Под вечер – печь уже остывала – Лочехин вынул из зева ближнюю ладку. Он держал ее ватными рукавицами, посуда, была еще горячая, с окалинами по краям. Щелкнув для пробы по дну, он приложил ее к уху: «Звенит... землица наша. А коли звенит, значит порядок». Лицо старика было розовым и молодым.
Мы вышли на улицу. Из трубы лочехинского «завода» струилось марево – оно отсвечивало тусклым перламутром.
...Прошло два месяца, и я решил позвонить в Тимощелье, узнать, как дела, а заодно поздравить стариков с весенними праздниками.
Архангельск включился сразу же, но потом грянул детский хор, и телефонистка, соединяя меня с Мезенью, долго пыталась перекричать местную радиопередачу. И как только я услышал знакомый скорострельный говорок: «Москва, говорите дак!» – я сразу представил себе стаю озябших домов на крутом угоре, и перламутровый дым из трубы, и дальние, поголубевшие от мороза леса...
– Лочехин слушает, – сказал Лочехин на фоне детских голосов.

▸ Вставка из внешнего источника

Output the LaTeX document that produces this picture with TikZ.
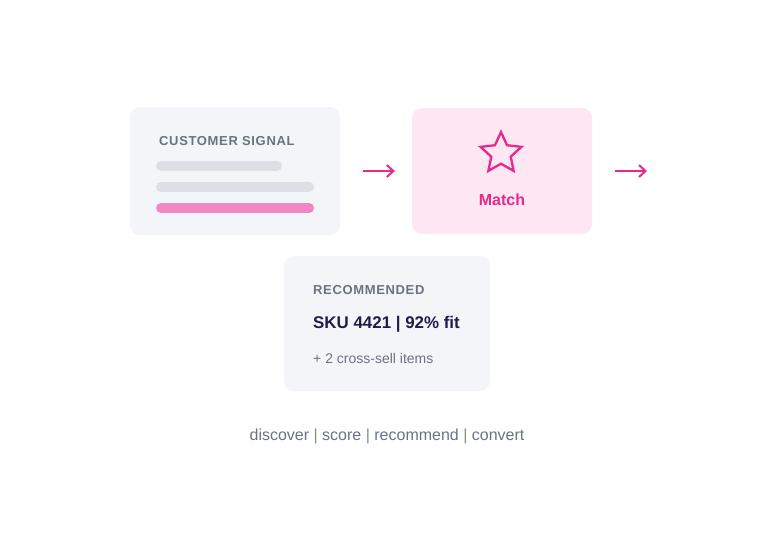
\documentclass[tikz,border=0pt]{standalone}
\usepackage{fontspec}
\setmainfont{Liberation Sans}
\newfontfamily\spacedfont[LetterSpace=5]{Liberation Sans}
\usepackage{tikz}
\usetikzlibrary{positioning,shapes.geometric,arrows.meta}
\definecolor{card}{HTML}{F3F5F9}
\definecolor{matchbg}{HTML}{FDE7F3}
\definecolor{accent}{HTML}{E8288A}
\definecolor{barpink}{HTML}{F088C3}
\definecolor{bargray}{HTML}{DCDFE6}
\definecolor{label}{HTML}{6B7280}
\definecolor{ink}{HTML}{1E1E48}
\definecolor{sep}{HTML}{7E907E}

\begin{document}
\begin{tikzpicture}[x=1pt,y=-1pt,
    cardbox/.style={fill=card,rounded corners=10pt,minimum width=#1,inner sep=0pt},
    heading/.style={anchor=base west,inner sep=0pt,text=label,font=\spacedfont\bfseries\fontsize{13}{15}\selectfont},
    bar/.style={line width=10pt,line cap=round},
    flow/.style={draw=accent,line width=2pt,-{Straight Barb[length=6.5pt,width=12pt]}}
  ]
  \useasboundingbox (0,0) rectangle (775,554);

  \path
  (235,171) node(signal) [cardbox=210pt,minimum height=128pt] {}
  (502,171) node(match) [cardbox=180pt,minimum height=126pt,fill=matchbg] {}
  (387,323.5) node(rec) [cardbox=206pt,minimum height=135pt] {}
  (647,171) coordinate(out)
  ;

  % signal card
  \node(signaltitle) [heading] at (159,145) {CUSTOMER SIGNAL};
  \draw[bar,bargray] (161,166) -- (277,166);
  \draw[bar,bargray] (161,187) -- (309,187);
  \draw[bar,barpink] (161,208) -- (309,208);

  % match card
  \node(star) [star,star points=5,star point ratio=2.1,minimum size=43pt,inner sep=0pt,
    draw=accent,line width=2.3pt] at (501,153.5) {};
  \node(matchtext) [anchor=base,inner sep=0pt,text=accent,font=\bfseries\fontsize{16}{18}\selectfont]
    at (502,205) {Match};

  % recommendation card
  \node(rectitle) [heading] at (313,294) {RECOMMENDED};
  \node(sku) [anchor=base west,inner sep=0pt,text=ink,font=\bfseries\fontsize{16.9}{19}\selectfont]
    at (313,328.5) {SKU 4421 | 92\% fit};
  \node(extra) [anchor=base west,inner sep=0pt,text=label,font=\fontsize{14}{16}\selectfont]
    at (313,363.5) {+ 2 cross-sell items};

  % footer
  \node(steps) [anchor=base,inner sep=0pt,text=label,font=\fontsize{16}{18}\selectfont] at (387,440.5)
    {discover \textcolor{sep}{|} score \textcolor{sep}{|} recommend \textcolor{sep}{|} convert};

  \draw[flow,shorten <=23pt,shorten >=17pt] (signal) -- (match);
  \draw[flow,shorten <=23pt] (match) -- (out);
\end{tikzpicture}
\end{document}
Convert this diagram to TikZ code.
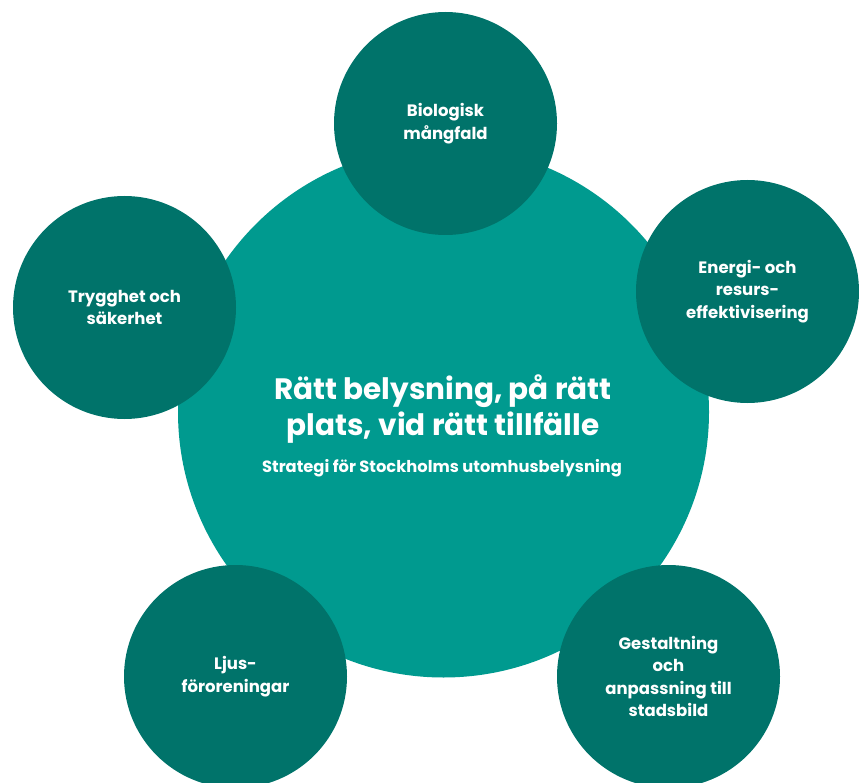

Старик обрадовался моему звонку.
– Дело-то вишь какое, – объяснил он торопливо. – Здоровья уж у меня нет, и руки слабы. Робим мы, робим, а заробить не можем... Кликнул бы ты: есть, мол, такой Лочехин на Мезени, горшечник старый. Все про глину знает. Пусть идут ко мне – ремеслу учить буду, секреты открою. Глины-то у нас – ой сколько много!.. Слышь, что ли?